Gaëlle Bélèm écrit pour les jeunes à qui elle enseigne, elle écrit aux jeunes qu’elle fréquente dans le cadre de son travail auprès du juge des enfants. Elle voudrait leur apporter un peu d’espoir. « J’ai raté l’ascenseur social je suis passée par les escaliers » nous dit-elle, dans un humour fracassant, presque théâtral, pour nous faire comprendre qu’il y a toujours un moyen de réussir sa vie, à condition de le vouloir profondément.

L’histoire se passe à La Réunion, elle aurait pu se passer ailleurs, on s’y trompe même parfois. Une histoire à découvrir si vous ne l’avez pas encore fait.

Une contribution à la cause Chagossienne

Le prix des lecteurs du Grand Prix Roman Métis, a été attribué à la très jeune et brillante franco-mauricienne Caroline Laurent pour son livre « Rivage de la colère ». Un livre pour attirer l’attention, faire connaître ou réhabiliter la terrible histoire du peuple Chagossien. Les habitants ont été déportés de leur pays dans les années 60 par la Grande Bretagne et abandonnés sur les quais à Maurice et aux Seychelles. Les autorités locales ont fermé les yeux sur ces personnes dans le dénuement total. Les survivants et les descendants Chagossiens réclament depuis une cinquantaine d’années leur retour sur leur terre natale.

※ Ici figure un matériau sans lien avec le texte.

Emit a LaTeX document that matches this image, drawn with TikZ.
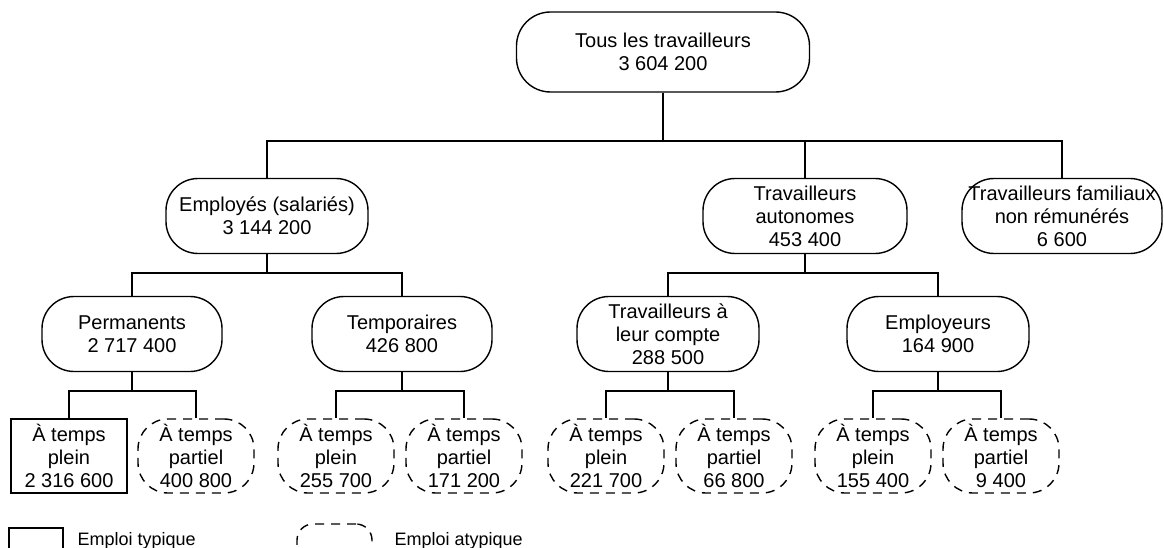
\documentclass[tikz,border=0pt]{standalone}
\usepackage{fontspec}
\setmainfont{Liberation Sans}

\begin{document}
\begin{tikzpicture}[x=1pt, y=-1pt, line width=1.4pt,
    every node/.style={font=\fontsize{20}{23}\selectfont, align=center, inner sep=1pt},
    cat/.style={draw=black, rounded corners=32pt, minimum height=75pt},
    typ/.style={draw=black, minimum width=116pt, minimum height=74pt},
    atyp/.style={draw=black, dash pattern=on 9pt off 7pt, rounded corners=30pt,
                 minimum width=116pt, minimum height=74pt},
    legtext/.style={font=\fontsize{18}{20}\selectfont, anchor=base west}]
	\useasboundingbox (0, 0) rectangle (1164, 548);
	% top level
	\node[cat, minimum width=293pt, minimum height=80pt, rounded corners=34pt] (all) at (663, 52) {Tous les travailleurs\\3 604 200};
	% first split
	\node[cat, minimum width=202pt] (emp) at (267, 216)  {Employés (salariés)\\3 144 200};
	\node[cat, minimum width=204pt] (aut) at (805, 216)  {Travailleurs\\autonomes\\453 400};
	\node[cat, minimum width=200pt] (fam) at (1062, 216) {Travailleurs familiaux\\non rémunérés\\6 600};
	% second split
	\node[cat, minimum width=180pt] (perm)   at (132, 334) {Permanents\\2 717 400};
	\node[cat, minimum width=180pt] (temp)   at (402, 334) {Temporaires\\426 800};
	\node[cat, minimum width=182pt] (compte) at (668, 334) {Travailleurs à\\leur compte\\288 500};
	\node[cat, minimum width=182pt] (empl)   at (938, 334) {Employeurs\\164 900};
	% full / part time
	\node[typ]  (perm-tp)    at (69, 456)   {À temps\\plein\\2 316 600};
	\node[atyp] (perm-tpa)   at (196, 456)  {À temps\\partiel\\400 800};
	\node[atyp] (temp-tp)    at (336, 456)  {À temps\\plein\\255 700};
	\node[atyp] (temp-tpa)   at (464, 456)  {À temps\\partiel\\171 200};
	\node[atyp] (compte-tp)  at (606, 456)  {À temps\\plein\\221 700};
	\node[atyp] (compte-tpa) at (734, 456)  {À temps\\partiel\\66 800};
	\node[atyp] (empl-tp)    at (873, 456)  {À temps\\plein\\155 400};
	\node[atyp] (empl-tpa)   at (1001, 456) {À temps\\partiel\\9 400};
	% junctions
	\coordinate (j-all)    at (663, 141);
	\coordinate (j-emp)    at (267, 273);
	\coordinate (j-aut)    at (805, 273);
	\coordinate (j-perm)   at (132, 391);
	\coordinate (j-temp)   at (402, 391);
	\coordinate (j-compte) at (668, 391);
	\coordinate (j-empl)   at (938, 391);
    \draw (all) -- (j-all) (j-all) -| (emp) (j-all) -| (aut) (j-all) -| (fam);
    \draw (emp) -- (j-emp) (j-emp) -| (perm) (j-emp) -| (temp);
    \draw (aut) -- (j-aut) (j-aut) -| (compte) (j-aut) -| (empl);
    \draw (perm) -- (j-perm) (j-perm) -| (perm-tp) (j-perm) -| (perm-tpa);
    \draw (temp) -- (j-temp) (j-temp) -| (temp-tp) (j-temp) -| (temp-tpa);
    \draw (compte) -- (j-compte) (j-compte) -| (compte-tp) (j-compte) -| (compte-tpa);
    \draw (empl) -- (j-empl) (j-empl) -| (empl-tp) (j-empl) -| (empl-tpa);
	% legend
	\node[typ, minimum width=54pt, minimum height=36pt] (leg-typ) at (36, 546) {};
	\node[atyp, minimum width=75pt, minimum height=40pt, rounded corners=16pt] (leg-atyp) at (334.5, 544) {};
	\node[legtext] (leg-typ-txt)  at (76, 545)  {Emploi typique};
	\node[legtext] (leg-atyp-txt) at (393, 545) {Emploi atypique};
	\end{tikzpicture}
\end{document}
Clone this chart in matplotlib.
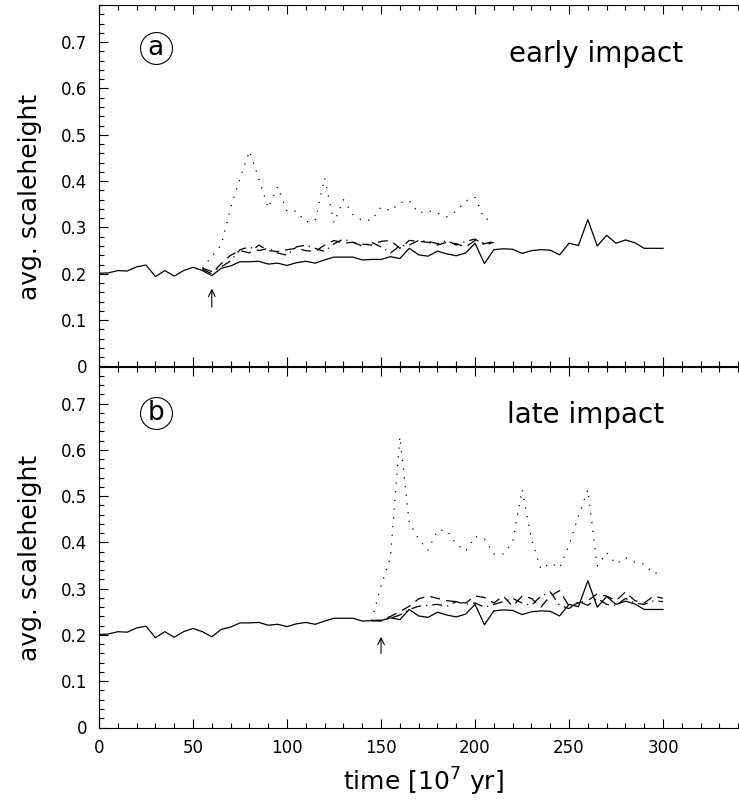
import numpy as np
import matplotlib
matplotlib.use('Agg')
import matplotlib.pyplot as plt
from matplotlib.ticker import MultipleLocator, FuncFormatter

## time grid of the reference run (10^7 yr)
time_ref = list(range(0, 305, 5))
## solid line: unperturbed disk, same in both panels
height_ref = [0.201, 0.202, 0.207, 0.206, 0.215, 0.219, 0.194, 0.207, 0.195, 0.207,
              0.214, 0.207, 0.196, 0.212, 0.217, 0.226, 0.226, 0.227, 0.221, 0.223,
              0.218, 0.224, 0.227, 0.223, 0.230, 0.236, 0.236, 0.236, 0.230, 0.231,
              0.231, 0.237, 0.233, 0.255, 0.241, 0.238, 0.249, 0.243, 0.239, 0.245,
              0.266, 0.222, 0.252, 0.254, 0.253, 0.244, 0.250, 0.252, 0.251, 0.241,
              0.266, 0.261, 0.317, 0.260, 0.283, 0.266, 0.273, 0.267, 0.255, 0.255,
              0.255]

## panel a: early impact (t = 60)
time_early = list(range(55, 215, 5))
dotted_early = [0.212, 0.238, 0.262, 0.342, 0.405, 0.465, 0.405, 0.342, 0.388, 0.335,
                0.335, 0.312, 0.315, 0.407, 0.310, 0.360, 0.328, 0.315, 0.316, 0.344,
                0.336, 0.353, 0.358, 0.331, 0.336, 0.331, 0.323, 0.335, 0.357, 0.365,
                0.318, 0.317]
dashed_early = [0.210, 0.200, 0.222, 0.240, 0.250, 0.245, 0.262, 0.250, 0.248, 0.252,
                0.255, 0.250, 0.248, 0.262, 0.272, 0.266, 0.268, 0.264, 0.262, 0.270,
                0.272, 0.255, 0.272, 0.270, 0.268, 0.262, 0.268, 0.265, 0.258, 0.272,
                0.265, 0.270]
dashdot_early = [0.212, 0.205, 0.215, 0.228, 0.252, 0.258, 0.250, 0.255, 0.245, 0.240,
                 0.258, 0.262, 0.255, 0.248, 0.265, 0.275, 0.268, 0.260, 0.268, 0.258,
                 0.245, 0.260, 0.262, 0.272, 0.270, 0.265, 0.272, 0.262, 0.270, 0.275,
                 0.262, 0.268]

## panel b: late impact (t = 150)
time_late = list(range(145, 305, 5))
dotted_late = [0.231, 0.306, 0.367, 0.628, 0.443, 0.407, 0.383, 0.426, 0.426, 0.396,
               0.381, 0.413, 0.407, 0.375, 0.375, 0.400, 0.514, 0.407, 0.342, 0.355,
               0.345, 0.394, 0.457, 0.514, 0.349, 0.378, 0.353, 0.367, 0.357, 0.353,
               0.332, 0.338]
dashed_late = [0.231, 0.232, 0.240, 0.250, 0.262, 0.278, 0.284, 0.279, 0.274, 0.272,
               0.269, 0.284, 0.281, 0.269, 0.284, 0.262, 0.284, 0.279, 0.260, 0.284,
               0.296, 0.262, 0.269, 0.274, 0.289, 0.284, 0.274, 0.293, 0.274, 0.269,
               0.284, 0.279]
dashdot_late = [0.231, 0.230, 0.236, 0.243, 0.255, 0.262, 0.264, 0.266, 0.262, 0.272,
                0.266, 0.269, 0.260, 0.266, 0.272, 0.279, 0.269, 0.264, 0.284, 0.293,
                0.264, 0.257, 0.272, 0.264, 0.279, 0.266, 0.264, 0.279, 0.269, 0.266,
                0.274, 0.272]

panels = [
    dict(letter='a', label='early impact', impact=60, arrow=(0.128, 0.168), ly=0.882,
         t=time_early, dotted=dotted_early, dashed=dashed_early, dashdot=dashdot_early),
    dict(letter='b', label='late impact', impact=150, arrow=(0.160, 0.196), ly=0.872,
         t=time_late, dotted=dotted_late, dashed=dashed_late, dashdot=dashdot_late),
]

fig = plt.figure(figsize=(7.39, 8.09), dpi=100)
left, right = 99/739, 0.999
mid, bottom, top = 1 - 366.5/809, 1 - 727.5/809, 1 - 5/809
ax_a = fig.add_axes([left, mid, right - left, top - mid])
ax_b = fig.add_axes([left, bottom, right - left, mid - bottom])

lw = 0.9
yfmt = FuncFormatter(lambda v, pos: '0' if abs(v) < 1e-9 else '%.1f' % v)

for ax, p in zip([ax_a, ax_b], panels):
    ax.plot(time_ref, height_ref, 'k-', lw=lw)
    ax.plot(p['t'], p['dotted'], color='k', lw=lw, linestyle=(0, (1, 6)))
    ax.plot(p['t'], p['dashed'], color='k', lw=lw, linestyle=(0, (8, 5)))
    ax.plot(p['t'], p['dashdot'], color='k', lw=lw, linestyle=(0, (8, 4, 1, 4)))

    ax.set_xlim(0, 340)
    ax.set_ylim(0, 0.78)
    ax.xaxis.set_major_locator(MultipleLocator(50))
    ax.xaxis.set_minor_locator(MultipleLocator(10))
    ax.yaxis.set_major_locator(MultipleLocator(0.1))
    ax.yaxis.set_minor_locator(MultipleLocator(0.02))
    ax.yaxis.set_major_formatter(yfmt)
    ax.tick_params(which='both', direction='in', top=True, right=False, width=0.8,
                   labelsize=12, pad=8.5)
    ax.tick_params(which='major', length=6.5)
    ax.tick_params(which='minor', length=3.6)
    ax.spines['right'].set_visible(False)
    for s in ['left', 'top', 'bottom']:
        ax.spines[s].set_linewidth(0.8)

    ## impact arrow
    ax.annotate('', xy=(p['impact'], p['arrow'][1]), xytext=(p['impact'], p['arrow'][0]),
                arrowprops=dict(arrowstyle='->', lw=0.8, color='k', mutation_scale=12,
                                shrinkA=0, shrinkB=0))

    ## circled panel letter and caption
    ax.plot([0.089], [p['ly']], 'o', ms=23, mfc='none', mec='k', mew=0.8,
            transform=ax.transAxes, clip_on=False)
    ax.text(0.089, p['ly'], p['letter'], transform=ax.transAxes, ha='center',
            va='center', fontsize=19)
    ax.text(0.914 if p['letter'] == 'a' else 0.884, 0.843, p['label'],
            transform=ax.transAxes, ha='right', va='baseline', fontsize=20)
    ax.text(-0.108, 0.47, 'avg. scaleheight', transform=ax.transAxes, rotation=90,
            ha='center', va='center', fontsize=18)

ax_a.tick_params(labelbottom=False)
fig.text(423/739, 1 - 782/809, r'time [10$^7$ yr]', ha='center', va='center', fontsize=18)

fig.savefig('out.png', dpi=100)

Dans le livre, le récit historique est romancée pour faire rêver et pousser un cri de colère en même temps.

« C’est le combat de David contre Goliath », dit Caroline Laurent, « mais je rêve qu’un jour, les Chagossiens vaincront les géants Américains et Anglais ». Nous partageons son rêve de voir un jour les chagossiens libre de retrouver leurs îles.

Elle a salué la lutte acharnée des Chagossiens, guidés par leur leader Olivier Bancoult, son « Nelson Mandela de l’Océan Indien ». Elle a remercié les amis réunionnais solidaires des chagossiens. Ils étaient présents les membres du Mouvement Réunionnais Pour la Paix, avec Julie Pontalba ainsi que ceux du Comité de Solidarité Chagos Réunion, avec Alain Drenau et Georges Gauvin, notamment. Ces deux derniers ont d’ailleurs été fortement applaudis par le public qui connait leur engagement depuis plus de 30 ans aux côtés des frères chagossiens.

Grâce à son récit magnifiquement écrit qui lui a valu le prix Maison de la Presse 2020 ainsi que le prix des lecteurs Roman Métis 2020, Caroline Laurent met les projecteurs sur cette histoire dramatique et participe incontestablement à faire avancer la lutte. Le livre sera bientôt traduit en anglais et on parle même d’un film dans lequel elle pourrait jouer un rôle.

En cette fin d’année, si vous cherchez un beau et instructif cadeau, vous l’avez ! En tout cas vous aurez de quoi participer, à votre manière, à faire avancer la cause de nos voisins les Chagossiens, un peuple créole, comme nous.